In the account of how Saul became king there are two contradictory representations. One of these, which agrees with 1 Sam. 12 in treating the desire of the people for a king as the wanton repudiation of Jehovah their king and of Samuel their divinely appointed judge, is contained in cc. 8; x. 17-27; 12. The other, according to which God, seeing the distress the people were in because of the Philistines, of his own motion resolves to give them a king to deliver them from their oppressors, is in 1 Sam. ix. 1-x. 16; 11. In c. 9 Samuel appears as a seer with a neighbourhood reputation of being able to tell where people's stray asses have gone, not as the prophet and judge, the first man of his time.

These strands can be followed in both directions beyond the chapters named: 1 Sam. xiii. 1-xiv. 66 belongs to the second, which we may call the national version of the matter; c. 15 attaches itself to the other, say theocratic, representation, though it is of a somewhat different texture. On the other side, vii. 3-17 plainly goes with c. 8; while iv. 1b-vii. 2 are akin to the national version, showing how grievous the situation was and how urgent the need of a king. Chapters 1-3 have a twofold motive; they tell of the wonderful childhood of a great man, and they explain the disasters of Eli's house. The latter has reference to cc. 4-6; the former, a favourite theme of popular tales, is an appropriate introduction to Samuel the prophet.

Of the two accounts of the origin of the kingdom, it takes no great critical discernment to see that what we have called the national version is the older and more historical; the other, which condemns the monarchy as a kind of apostasy, takes the standpoint of Hosea. The picture of the monarch in 1 Sam. 12 is drawn from sorry experience.

Even in the older narrative not all is of one piece. Chapter 9, in which Saul is a young man in his father's house, does not tally with c. 14, where he has a grown-up son. The author of this narrative made it up from traditions of diverse origin, some of them more strictly historical, others embellished with legendary traits. In its main features, however, it gives us a trustworthy account of the establishment of the kingdom.
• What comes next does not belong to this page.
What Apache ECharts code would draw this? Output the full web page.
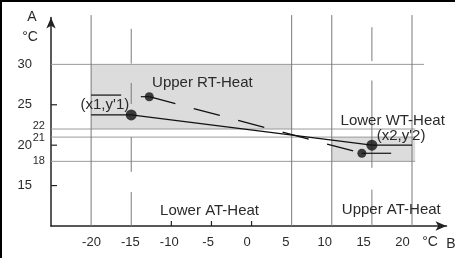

In c. 13, the breach with Samuel, vs. 7b-15a (with x. 8 which prepares for it), are not part of the original narrative; c. 15 gives another account of the origin of this breach, which was evidently a standing feature of tradition. In the remaining chapters of 1 Samuel the central interest is the relations of David to Saul. Here also there are not only two main literary sources but evidence of variant traditions underlying the oldest narrative, and of the additions by later editors, sometimes of their conception, sometimes taken from old and good sources.

It is impossible here to pursue the analysis of the sources further. It must suffice to say that the further on we go, the more the older and better of the histories predominates. In 2 Samuel almost the whole is from this source (c. 7 is a notable exception, in the spirit and manner of the seventh century). Abridgment and transposition have brought matters into disorder at some points; but 2 Sam. 9-20 is a well-preserved piece of continuous narrative, of which 1 Kings 1-2 is the sequel. 2 Sam. xxi. 1-14 and c. 24 are from the same source, but must originally have stood at an earlier point in the history; their present position is best explained by supposing that they were once omitted—which their contents make very natural—and subsequently restored from a completer copy, not in their proper connection but in an appendix. Chapter xxiii. 8-39 is a very ancient roster of David's "valiant men," the companions of his days as an outlawed freebooter on the Philistine border; xxi. 15-22 is of the same character. Two poems attributed to David are also included in this appendix, c. 22, which, with many variants, is found also in the Psalter (Ps. 18), and xxiii. 1-7.

The history of Saul and David gave little invitation to a moralizing improvement such as we have found in Judges and shall find again in Kings. Whatever faults those heroes had, a propensity to the worship of heathen gods could not be laid to them. The national uprising against the Philistines was, in fact, a revival of religion. If in times of peace men sought the blessing of the gods of the soil (the Baals) upon their tillage, in war their only reliance was on Jehovah, the god of Israel. Nor was the worship of Jehovah at the village sanctuaries (high places) or upon altars erected for the nonce, illegitimate, even in deuteronomic theory, till God had taken up his sole abode in Solomon's temple. Accordingly there is, after 1 Sam. 12, once the close of a history of the judges, small trace of the motives or phrases of the seventh-century school of historians; and only in a few passages can the hand of post-exilic editors be suspected. For the rest we have in our hands a product of the oldest Hebrew historiography.